On this International Women’s Day, Hivos is proud to announce that it will manage a new initiative for women in the Arab world: Women on the Frontline. The three-year €5.8 million initiative is funded by the Dutch Government and will promote women’s participation in the political process in Egypt, Tunisia, Syria, Iraq, Bahrain, Yemen and Libya. Hivos will manage the fund together with PwC.
Throughout the MENA region women have sacrificed their lives in the pursuit of freedom, democracy and dignity. Syrian women inside the country and abroad are working hard to ensure full equality now and in the post-Assad era, and we specifically honour them today for their efforts.
While women are equally represented in the uprisings against the dictatorial regime of Syria, they are not equally represented in the transitional structure that will shape their lives and society, and determine the future of Syria. True freedom and democracy are not achievable if only 50 percent of the Syrian people are represented.
Since the uprisings in Egypt and Tunisia, women’s political participation has decreased while fundamentalism and gender-based violence are on the rise. Now is the time to prevent this from happening in Syria by investing in the participation of women in the Syrian transition.

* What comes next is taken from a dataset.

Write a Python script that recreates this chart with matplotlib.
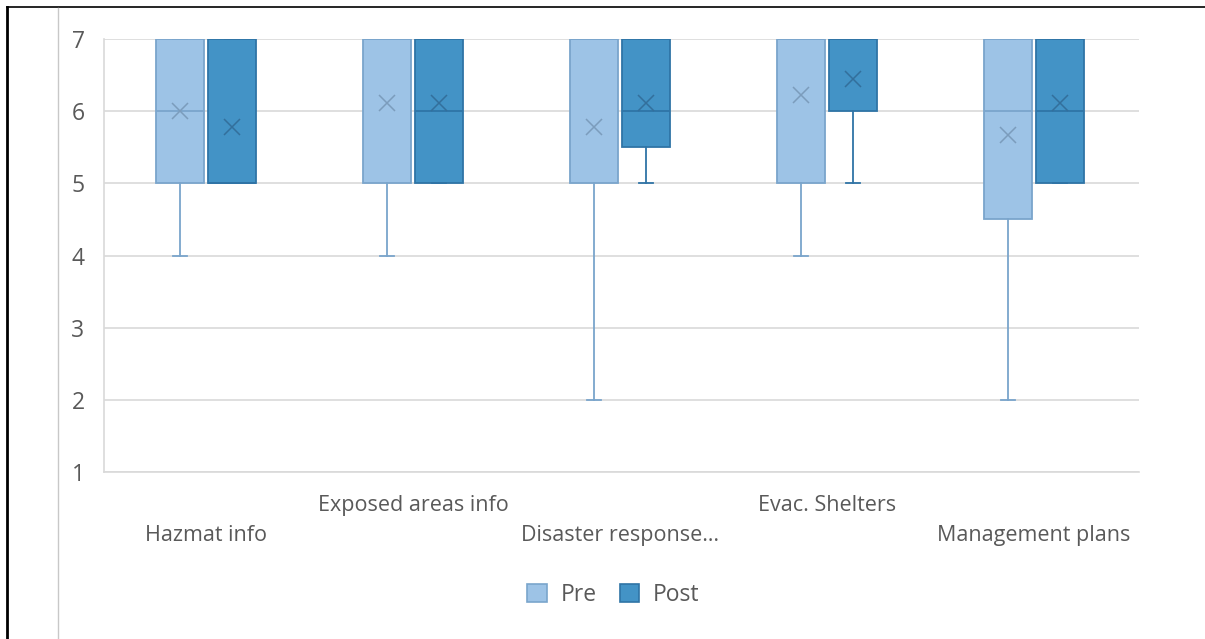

Therefore, Women on the Frontline aims to strengthen women’s groups and activists in their pursuit of equal political representation. The initiative will give a major boost to the push for women’s rights in Syria and to improve their position in society.
The events in the Middle East and North Africa (MENA) since early 2011 have shaken the world. Unprecedented civic uprisings have ousted dictators who had been in power for decades. The demands of the people participating in massive protests were clear: freedom, dignity and justice for all. Women and men demonstrated side by side, and for once gender seemed irrelevant. The transitions are still unfolding and old structures are being challenged, while new foundations of civic engagement are being laid.
The opening up of societies in the MENA region provides unprecedented opportunities for investing in women’s empowerment and improving gender equality. However, as noted above, the uprisings are also generating major challenges for women. The political representation of women after the fall of the dictatorships in Egypt and Tunisia has declined against a backdrop of increased reports of gender-based violence (GBV) in all countries in transition. The tendency towards more conservative interpretations of Islamic sharia law – which has a disproportionate impact on women’s lives – is adversely affecting the exercise of their rights.
This is why Hivos so strongly supports women’s organisations in their quest for full and equal participation of women in transitional societies in the Middle East and North Africa.